The team also supports local fire departments and law enforcement agencies by providing: Traffic management, scene security, perimeter control, evidence search and other non-hazardous services.

The team trains for extensively in many areas of: Land search, severe weather, road closures, emergency care, tornado spotter, Colorado Life Track, missing person, walk-a-ways like Alzheimer's, etc.

== Search Dogs ==
Rampart Search and Rescue (K-9) search dogs respond to search and rescue (SAR) incidents. That are training search dogs year round (weekly) to respond on calls related to missing and/or lost people in the county's urban, suburban and mutual aid "mountain" country. Their training covers; trailing, tracking, air scenting and cadaver recovery searches. They currently have seven bloodhounds, that's more than most search and rescue teams in the United States.

== Cadet Program ==
Their Cadets train alongside the adult members in all aspects of search and rescue and public safety. The Cadets (10 to 20 years old) are trained people to assist local law enforcement in the conduct of search and rescue operations in wilderness and urban settings, and provide valuable community service during disasters and support community events such as parades and celebrations. They also help the Adams County in their Citizens Police Academy as victims in field training. The 12 or so young men and women participating in the program experience a strict disciplined approach to becoming mature young adults. They learn about the importance of education, teamwork, leadership, and community service. Since its conception in 2002, the Rampart Cadet program had successfully graduated over 60 young men and women. The Cadet program keeps kids off the streets, encourages youth in the community to look at Public Safety officers as role models, and instills in them discipline and purpose in life.
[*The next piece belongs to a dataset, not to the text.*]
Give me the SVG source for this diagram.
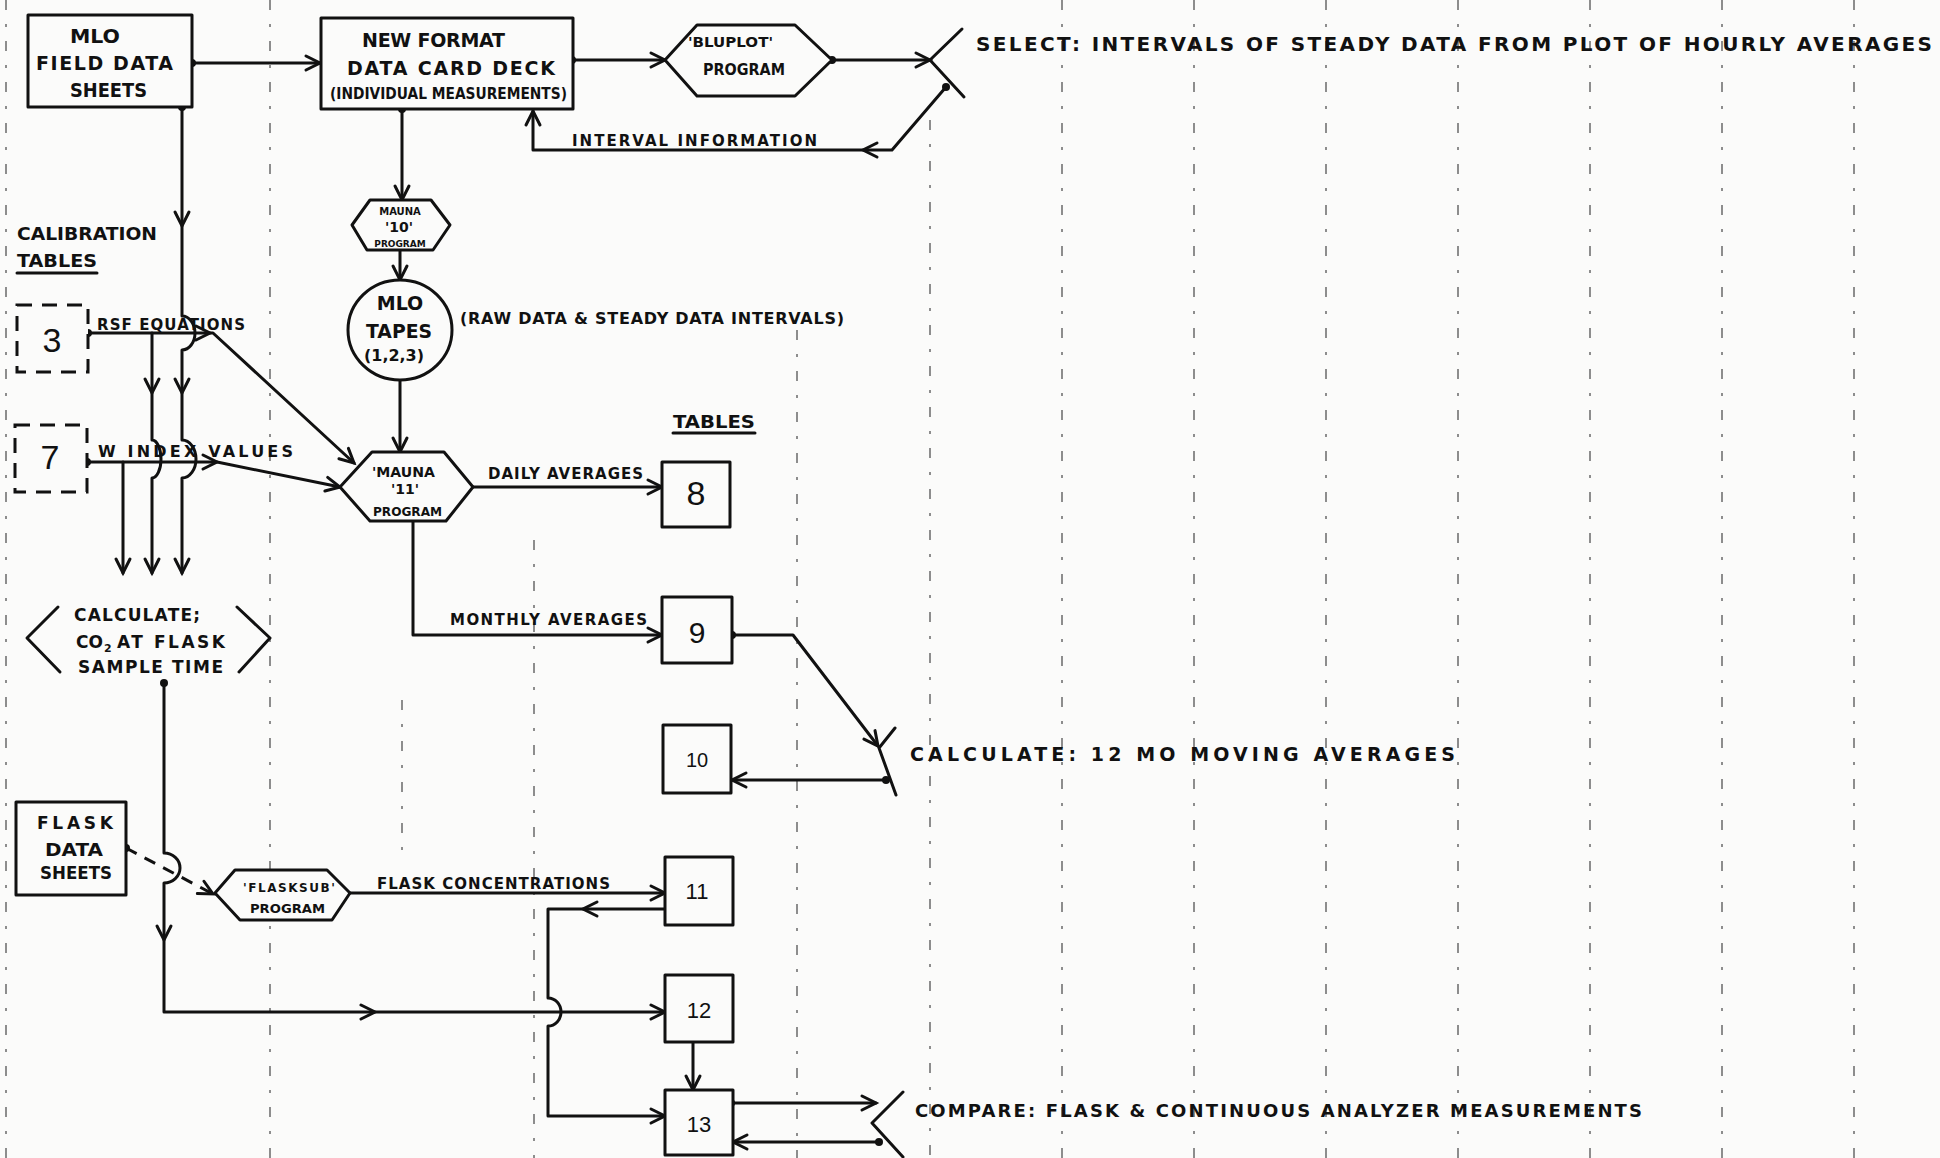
<svg xmlns="http://www.w3.org/2000/svg" xmlns:xlink="http://www.w3.org/1999/xlink" width="1940" height="1158" viewBox="0 0 1940 1158">
<style>
.bg{fill:#fbfbfa}
.grid{stroke:#333;stroke-width:2;stroke-dasharray:10 14 3 14;opacity:0.55;fill:none}
.ln{stroke:#111;stroke-width:3;fill:none;stroke-linejoin:round;stroke-linecap:round}
.dash{stroke:#111;stroke-width:3;fill:none;stroke-dasharray:12 9}
.shape{stroke:#111;stroke-width:3;fill:#fbfbfa;stroke-linejoin:round}
.dbox{stroke:#111;stroke-width:3;fill:#fbfbfa;stroke-dasharray:15 10}
.t{font-family:'DejaVu Sans','Liberation Sans',Arial,sans-serif;font-weight:bold;fill:#111}
.n{font-family:'Liberation Sans',Arial,sans-serif;fill:#111;text-anchor:middle}
.c{text-anchor:middle}
</style>
<defs>
<path id="ah" d="M-14,-7 L0,0 L-14,7" fill="none" stroke="#111" stroke-width="3" stroke-linejoin="miter" stroke-linecap="round"/>
<circle id="dot" r="4" fill="#111"/>
</defs>
<rect class="bg" x="0" y="0" width="1940" height="1158"/>

<g id="paper-rules">
<line class="grid" x1="6" y1="0" x2="6" y2="1158"/>
<line class="grid" x1="270" y1="0" x2="270" y2="1158"/>
<line class="grid" x1="402" y1="700" x2="402" y2="850"/>
<line class="grid" x1="534" y1="540" x2="534" y2="1158"/>
<line class="grid" x1="797" y1="330" x2="797" y2="1158"/>
<line class="grid" x1="930" y1="120" x2="930" y2="1158"/>
<line class="grid" x1="1062" y1="0" x2="1062" y2="1158"/>
<line class="grid" x1="1194" y1="0" x2="1194" y2="1158"/>
<line class="grid" x1="1326" y1="0" x2="1326" y2="1158"/>
<line class="grid" x1="1458" y1="0" x2="1458" y2="1158"/>
<line class="grid" x1="1590" y1="0" x2="1590" y2="1158"/>
<line class="grid" x1="1722" y1="0" x2="1722" y2="1158"/>
<line class="grid" x1="1854" y1="0" x2="1854" y2="1158"/>
</g>

<g id="connectors">
<path class="ln" d="M192,63 L320,63"/>
<use xlink:href="#dot" x="192" y="63"/>
<use xlink:href="#ah" transform="translate(320,63)"/>
<path class="ln" d="M572,60 L665,60"/>
<use xlink:href="#dot" x="572" y="60"/>
<use xlink:href="#ah" transform="translate(665,60)"/>
<path class="ln" d="M832,60 L930,60"/>
<use xlink:href="#dot" x="832" y="60"/>
<use xlink:href="#ah" transform="translate(930,60)"/>
<path class="ln" d="M946,87 L892,150 L533,150 L533,111"/>
<use xlink:href="#dot" x="946" y="87"/>
<use xlink:href="#ah" transform="translate(863,150) rotate(180)"/>
<use xlink:href="#ah" transform="translate(533,111) rotate(-90)"/>
<path class="ln" d="M402,109 L402,200"/>
<use xlink:href="#dot" x="402" y="109"/>
<use xlink:href="#ah" transform="translate(402,200) rotate(90)"/>
<path class="ln" d="M400,250 L400,280"/>
<use xlink:href="#ah" transform="translate(400,280) rotate(90)"/>
<path class="ln" d="M400,380 L400,452"/>
<use xlink:href="#ah" transform="translate(400,452) rotate(90)"/>
<path class="ln" d="M473,487 L662,487"/>
<use xlink:href="#ah" transform="translate(662,487)"/>
<path class="ln" d="M413,521 L413,635 L662,635"/>
<use xlink:href="#ah" transform="translate(662,635)"/>
<path class="ln" d="M732,635 L793,635 L878,746"/>
<use xlink:href="#dot" x="732" y="635"/>
<use xlink:href="#ah" transform="translate(878,746) rotate(52.5)"/>
<path class="ln" d="M886,780 L732,780"/>
<use xlink:href="#dot" x="886" y="780"/>
<use xlink:href="#ah" transform="translate(732,780) rotate(180)"/>
<path class="ln" d="M182,107 L182,316 A13,17 0 0 1 182,350 L182,440 A14,19 0 0 1 182,478 L182,573"/>
<use xlink:href="#dot" x="182" y="107"/>
<use xlink:href="#ah" transform="translate(182,226) rotate(90)"/>
<use xlink:href="#ah" transform="translate(182,393) rotate(90)"/>
<use xlink:href="#ah" transform="translate(182,573) rotate(90)"/>
<path class="ln" d="M88,333 L213,333 L354,463"/>
<use xlink:href="#dot" x="88" y="333"/>
<use xlink:href="#ah" transform="translate(210,333)"/>
<use xlink:href="#ah" transform="translate(354,463) rotate(42.5)"/>
<path class="ln" d="M152,333 L152,440 A9,19 0 0 1 152,478 L152,573"/>
<use xlink:href="#ah" transform="translate(152,393) rotate(90)"/>
<use xlink:href="#ah" transform="translate(152,573) rotate(90)"/>
<path class="ln" d="M87,462 L217,462 L340,487"/>
<use xlink:href="#dot" x="87" y="462"/>
<use xlink:href="#ah" transform="translate(217,462)"/>
<use xlink:href="#ah" transform="translate(340,487) rotate(11.5)"/>
<path class="ln" d="M123,462 L123,573"/>
<use xlink:href="#ah" transform="translate(123,573) rotate(90)"/>
<path class="ln" d="M164,683 L164,853 A16,15 0 0 1 164,883 L164,1012 L665,1012"/>
<use xlink:href="#dot" x="164" y="683"/>
<use xlink:href="#ah" transform="translate(164,940) rotate(90)"/>
<use xlink:href="#ah" transform="translate(375,1012)"/>
<use xlink:href="#ah" transform="translate(665,1012)"/>
<path class="dash" d="M126,848 L213,894"/>
<use xlink:href="#dot" x="126" y="848"/>
<use xlink:href="#ah" transform="translate(213,894) rotate(28)"/>
<path class="ln" d="M350,893 L665,893"/>
<use xlink:href="#ah" transform="translate(665,893)"/>
<path class="ln" d="M665,909 L548,909 L548,998 A13,14 0 0 1 548,1026 L548,1116 L665,1116"/>
<use xlink:href="#ah" transform="translate(583,909) rotate(180)"/>
<use xlink:href="#ah" transform="translate(665,1116)"/>
<path class="ln" d="M693,1042 L693,1090"/>
<use xlink:href="#ah" transform="translate(693,1090) rotate(90)"/>
<path class="ln" d="M731,1103 L876,1103"/>
<use xlink:href="#dot" x="731" y="1103"/>
<use xlink:href="#ah" transform="translate(876,1103)"/>
<path class="ln" d="M879,1142 L733,1142"/>
<use xlink:href="#dot" x="879" y="1142"/>
<use xlink:href="#ah" transform="translate(733,1142) rotate(180)"/>
</g>

<g id="mlo-field-data-sheets">
<rect class="shape" x="28" y="15" width="164" height="92"/>
<text class="t" x="70" y="43" font-size="19" textLength="50" lengthAdjust="spacingAndGlyphs">MLO</text>
<text class="t" x="36" y="70" font-size="19" textLength="137" lengthAdjust="spacing">FIELD DATA</text>
<text class="t" x="70" y="97" font-size="19" textLength="77" lengthAdjust="spacingAndGlyphs">SHEETS</text>
</g>

<g id="data-card-deck">
<rect class="shape" x="321" y="18" width="252" height="91"/>
<text class="t" x="362" y="47" font-size="19" textLength="143" lengthAdjust="spacing">NEW FORMAT</text>
<text class="t" x="347" y="75" font-size="19" textLength="208" lengthAdjust="spacing">DATA CARD DECK</text>
<text class="t" x="330" y="99" font-size="15" textLength="237" lengthAdjust="spacingAndGlyphs">(INDIVIDUAL MEASUREMENTS)</text>
</g>

<g id="bluplot-program">
<polygon class="shape" points="665,60 697,25 795,25 832,60 795,96 697,96"/>
<text class="t" x="688" y="47" font-size="14" textLength="85" lengthAdjust="spacingAndGlyphs">'BLUPLOT'</text>
<text class="t" x="703" y="75" font-size="15" textLength="82" lengthAdjust="spacingAndGlyphs">PROGRAM</text>
</g>

<g id="select-intervals">
<path class="ln" d="M962,29 L930,60 L964,97"/>
<text class="t" x="976" y="51" font-size="20" textLength="956" lengthAdjust="spacing">SELECT: INTERVALS OF STEADY DATA FROM PLOT OF HOURLY AVERAGES</text>
</g>

<g id="interval-information-label">
<text class="t" x="572" y="146" font-size="15" textLength="245" lengthAdjust="spacing">INTERVAL INFORMATION</text>
</g>

<g id="mauna-10-program">
<polygon class="shape" points="352,225 370,200 431,200 450,225 433,250 367,250"/>
<text class="t c" x="400" y="215" font-size="10">MAUNA</text>
<text class="t c" x="399" y="232" font-size="14">'10'</text>
<text class="t c" x="400" y="247" font-size="9">PROGRAM</text>
</g>

<g id="mlo-tapes">
<ellipse class="shape" cx="400" cy="330" rx="52" ry="50"/>
<text class="t c" x="400" y="310" font-size="19">MLO</text>
<text class="t" x="366" y="338" font-size="19" textLength="66" lengthAdjust="spacingAndGlyphs">TAPES</text>
<text class="t" x="364" y="361" font-size="16" textLength="60" lengthAdjust="spacingAndGlyphs">(1,2,3)</text>
</g>

<g id="raw-data-label">
<text class="t" x="460" y="324" font-size="16" textLength="384" lengthAdjust="spacing">(RAW DATA &amp; STEADY DATA INTERVALS)</text>
</g>

<g id="calibration-tables-label">
<text class="t" x="17" y="240" font-size="17" textLength="140" lengthAdjust="spacingAndGlyphs">CALIBRATION</text>
<text class="t" x="17" y="267" font-size="17" textLength="80" lengthAdjust="spacingAndGlyphs">TABLES</text>
<line class="ln" x1="17" y1="273" x2="97" y2="273"/>
</g>

<g id="table-3">
<rect class="dbox" x="17" y="305" width="71" height="67"/>
<text class="n" x="52" y="352" font-size="34">3</text>
<text class="t" x="97" y="330" font-size="15" textLength="148" lengthAdjust="spacing">RSF EQUATIONS</text>
</g>

<g id="table-7">
<rect class="dbox" x="15" y="425" width="72" height="67"/>
<text class="n" x="50" y="469" font-size="34">7</text>
<text class="t" x="98" y="457" font-size="16" textLength="195" lengthAdjust="spacing">W INDEX VALUES</text>
</g>

<g id="mauna-11-program">
<polygon class="shape" points="340,487 372,452 444,452 473,487 446,521 370,521"/>
<text class="t" x="372" y="477" font-size="14" textLength="63" lengthAdjust="spacingAndGlyphs">'MAUNA</text>
<text class="t c" x="405" y="494" font-size="14">'11'</text>
<text class="t" x="373" y="516" font-size="12" textLength="69" lengthAdjust="spacingAndGlyphs">PROGRAM</text>
</g>

<g id="tables-label">
<text class="t" x="673" y="428" font-size="17" textLength="82" lengthAdjust="spacingAndGlyphs">TABLES</text>
<line class="ln" x1="673" y1="433" x2="755" y2="433"/>
</g>

<g id="table-8">
<rect class="shape" x="662" y="462" width="68" height="65"/>
<text class="n" x="696" y="505" font-size="34">8</text>
<text class="t" x="488" y="479" font-size="15" textLength="155" lengthAdjust="spacing">DAILY AVERAGES</text>
</g>

<g id="table-9">
<rect class="shape" x="662" y="597" width="70" height="66"/>
<text class="n" x="697" y="643" font-size="30">9</text>
<text class="t" x="450" y="625" font-size="15" textLength="197" lengthAdjust="spacing">MONTHLY AVERAGES</text>
</g>

<g id="calculate-moving-averages">
<path class="ln" d="M895,728 L879,748 L896,795"/>
<text class="t" x="910" y="761" font-size="19" textLength="545" lengthAdjust="spacing">CALCULATE: 12 MO MOVING AVERAGES</text>
</g>

<g id="table-10">
<rect class="shape" x="663" y="725" width="68" height="68"/>
<text class="n" x="697" y="767" font-size="20">10</text>
</g>

<g id="calculate-co2">
<path class="ln" d="M58,607 L27,638 L60,672"/>
<path class="ln" d="M237,607 L270,638 L239,672"/>
<text class="t" x="74" y="621" font-size="17" textLength="126" lengthAdjust="spacing">CALCULATE;</text>
<text class="t" x="76" y="648" font-size="17" textLength="27" lengthAdjust="spacingAndGlyphs">CO</text>
<text class="t" x="104" y="652" font-size="11">2</text>
<text class="t" x="117" y="648" font-size="17" textLength="108" lengthAdjust="spacing">AT FLASK</text>
<text class="t" x="78" y="673" font-size="17" textLength="145" lengthAdjust="spacing">SAMPLE TIME</text>
</g>

<g id="flask-data-sheets">
<rect class="shape" x="16" y="802" width="110" height="93"/>
<text class="t" x="37" y="829" font-size="17" textLength="76" lengthAdjust="spacing">FLASK</text>
<text class="t" x="45" y="856" font-size="17" textLength="58" lengthAdjust="spacingAndGlyphs">DATA</text>
<text class="t" x="40" y="879" font-size="17" textLength="72" lengthAdjust="spacingAndGlyphs">SHEETS</text>
</g>

<g id="flasksub-program">
<polygon class="shape" points="215,893 235,870 327,870 350,893 332,920 240,920"/>
<text class="t" x="243" y="892" font-size="12" textLength="92" lengthAdjust="spacing">'FLASKSUB'</text>
<text class="t" x="250" y="913" font-size="12" textLength="75" lengthAdjust="spacingAndGlyphs">PROGRAM</text>
</g>

<g id="flask-concentrations-label">
<text class="t" x="377" y="889" font-size="15" textLength="233" lengthAdjust="spacing">FLASK CONCENTRATIONS</text>
</g>

<g id="table-11">
<rect class="shape" x="665" y="857" width="68" height="68"/>
<text class="n" x="697" y="899" font-size="22">11</text>
</g>

<g id="table-12">
<rect class="shape" x="665" y="975" width="68" height="67"/>
<text class="n" x="699" y="1018" font-size="22">12</text>
</g>

<g id="table-13">
<rect class="shape" x="665" y="1090" width="68" height="65"/>
<text class="n" x="699" y="1132" font-size="22">13</text>
</g>

<g id="compare-measurements">
<path class="ln" d="M903,1092 L872,1123 L903,1157"/>
<text class="t" x="915" y="1117" font-size="18" textLength="727" lengthAdjust="spacing">COMPARE: FLASK &amp; CONTINUOUS ANALYZER MEASUREMENTS</text>
</g>
</svg>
Several have joined the ranks of Public Safety in Law Enforcement and as Firefighters.

== Community Safety Talks ==
Rampart search and rescue also provides public training and community safety talks free of charge.

As to their funding - there are absolutely no Federal, State, County or City funds provided for this worthwhile search & rescue team, and their community programs – all funds are raised by the participants and other community fund raising events.